Поэтому же мы не можем, даже и учась, не быть врагами дедовских традиций. Не можем возводить в канон любое аквещание [?]. Жадность до жизни и большое любопытство к ней толкают нас даже на столь крутые преступления, как недоверие — принципиальное! — к учителю. Мы уже выросли из того… класса, когда люди позволяли себе роскошь быть ленивыми, и мы не можем, даже и сидя за партой, не сверять, не ковыряться, не примеривать.
Что же касается того, чтобы учиться, то — пожалуйста. Обижаться на учебу меньше всего приходится. Напротив: было бы чему и у кого учиться. Для начала — хоть у Горького.
Всего за десять лет Октябрьской революции Максимом Горьким выпущено два больших романа: «Дело Артамоновых» — в 1926 году, и «Жизнь Клима Самгина» — в 1927 м. О «Климе Самгине» много писалось — остановимся на «Деле Артамоновых». В двух планах В плане грамоты, и — в отношении «путей».
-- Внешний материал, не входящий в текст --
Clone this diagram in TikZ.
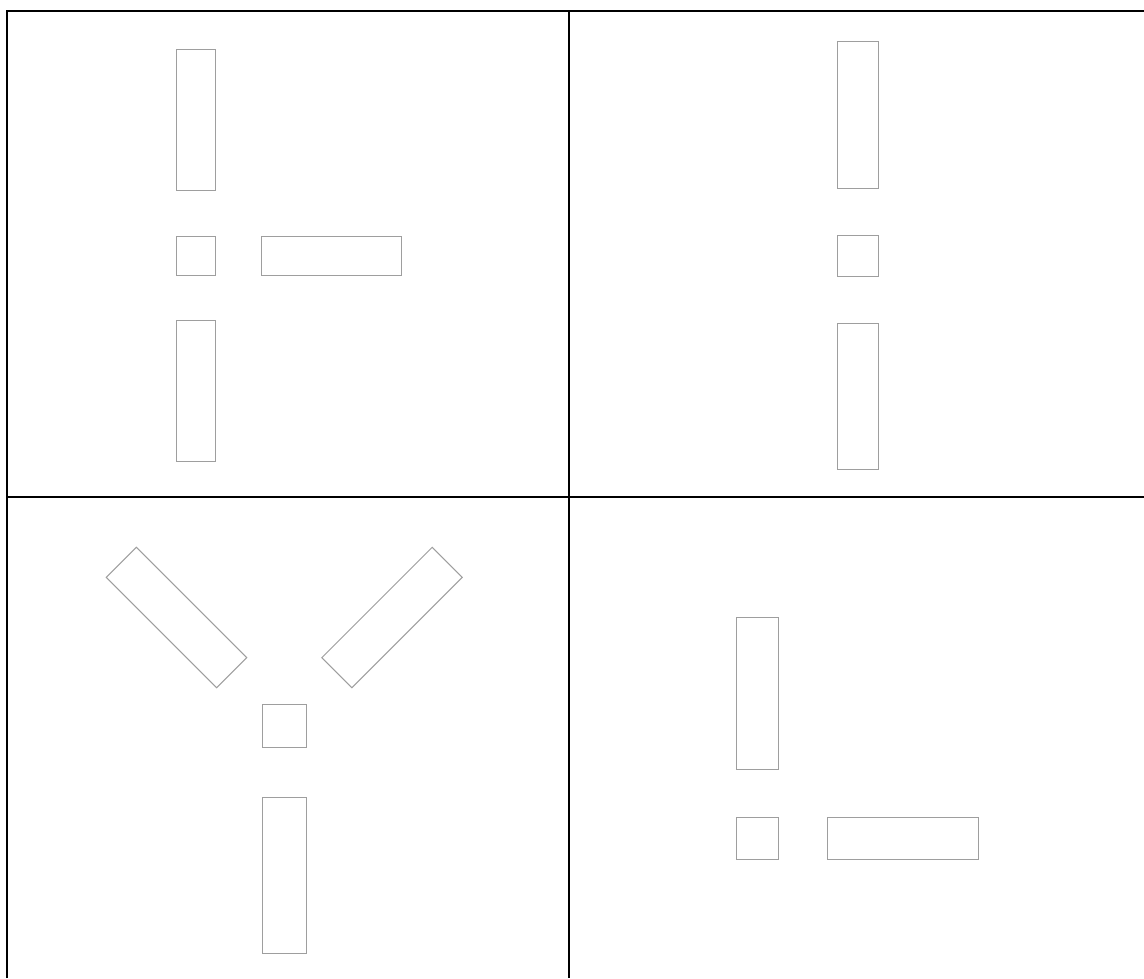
\documentclass[tikz,border=0pt]{standalone}
\begin{document}
\begin{tikzpicture}[x=1pt,y=-1pt,
  box/.style={draw=black!38,line width=1pt,inner sep=0pt,outer sep=0pt,fill=white},
  grid/.style={draw=black,line width=2.2pt}]
\useasboundingbox (0,0) rectangle (1144,978);
% table border and grid
\draw[grid] (7,978) -- (7,11) -- (1144,11);
\draw[grid] (569,11) -- (569,978);
\draw[grid] (7,497) -- (1144,497);
% top-left panel
\node[box,minimum width=39pt,minimum height=141pt] (tlA) at (195.5,119.5) {};
\node[box,minimum width=39pt,minimum height=39pt] (tlC) at (195.5,255.5) {};
\node[box,minimum width=140pt,minimum height=39pt] (tlR) at (331,255.5) {};
\node[box,minimum width=39pt,minimum height=141pt] (tlB) at (195.5,390.5) {};
% top-right panel
\node[box,minimum width=41pt,minimum height=147pt] (trA) at (857.5,114.5) {};
\node[box,minimum width=41pt,minimum height=41pt] (trC) at (857.5,255.5) {};
\node[box,minimum width=41pt,minimum height=146pt] (trB) at (857.5,396) {};
% bottom-left panel
\node[box,minimum width=156pt,minimum height=42.5pt,rotate=-45] (blL) at (176.5,617.5) {};
\node[box,minimum width=156pt,minimum height=42.5pt,rotate=45] (blR) at (392,617.5) {};
\node[box,minimum width=44pt,minimum height=43pt] (blC) at (284,725.5) {};
\node[box,minimum width=44pt,minimum height=156pt] (blB) at (284,875) {};
% bottom-right panel
\node[box,minimum width=42pt,minimum height=152pt] (brA) at (757.7,693) {};
\node[box,minimum width=42pt,minimum height=42pt] (brC) at (757.7,838) {};
\node[box,minimum width=151pt,minimum height=42pt] (brR) at (903,838) {};
\end{tikzpicture}
\end{document}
Горький — самый плановый писатель нашего времени. И самый нарочитый, предумышленный. Вся жизнь у него, как в аптеке — по полочкам. Вся по таблеткам с сигнатурками. И каждой сигнатурке свой черед. Прямой учитель жизни. И боюсь — с учительной линейкой в руках. На улице — людей невпроворот, шум, драки, баррикады. А у писателя еще не скрещены вчерашние пути. И мысли, и душа его — вон с той таблеткой! Только сигнатурку прикрепить.
Горький — типичный реалист-осознаватель. Вот именно — не строитель или организатор, а дидактик, педагог. Обучающий жизни задним числом.
Это не только потому, что сам он нарочитый, но и потому еще, что и эстетика его, которой Горький обучался у дворянских классиков, не позволяет нашему учителю слишком якшаться с злободневной жизнью. События, согласно этой эстетике, должны изрядно «отстояться» в «душе» и во «времени» художника, пока последний не пропустит их сквозь «призму» своего «сознания». Сознание художника — это и есть высший закон. Буде же факты разойдутся с сознанием — тем хуже для фактов! В лучшем случае они могут… обождать.
Горький слишком всерьез и по-босяцки жадно впитывал в себя эту дворянскую эстетику — как и дворянскую культуру вообще, буквально насбирав ее по корочке за годы странствий, — для того, чтоб, как-то разбогатев на этом занятии, взять да и отказаться от своих ли прирожденных, или же от благоприобретенных, но ставших второй натурой, приемов и навыков. Мы думаем, что Горький счел бы за обиду даже, если бы кто-нибудь ему сказал, что метод преломления во времени есть эстетически-усадебный, догородской и недобуржуазный даже метод, — метод крепко застоявшегося времени и пошехонских действий. В этом пункте Горький прямо-таки трогательно прям, и здесь не может быть для нашего учителя ни отступлений, ни вихляний.
Он упрямейший хранитель сигнатурок тех времен, когда роман писался и по десять, и по двадцать лет, и когда… помещики еще катались в бричках.
Несомненно умный, кропотливый, как аптекарь, собиратель ежедневного человеческого материала, несколько чрезмерно многодумный, недоверчивый оценщик человеческих путей, Горький садится за стол только тогда, когда события уже маячат где-то в отдалении. В революцию 1905 года он роется в былых переживаниях интеллигенции, берет период первых стачек и т. п. В революцию 1917 года он снова и снова воспроизводит давно уже забытых умствующих поваров и машинистов, виденных им лет 30 назад. В 1924 году мы наткнулись в «Русском современнике» на его рассказ «Анекдот», где действие происходит примерно в 1904 году, т. е. революция 5го года докатилась до письменного стола великого учителя земли эсэсэсерской через 20 лет.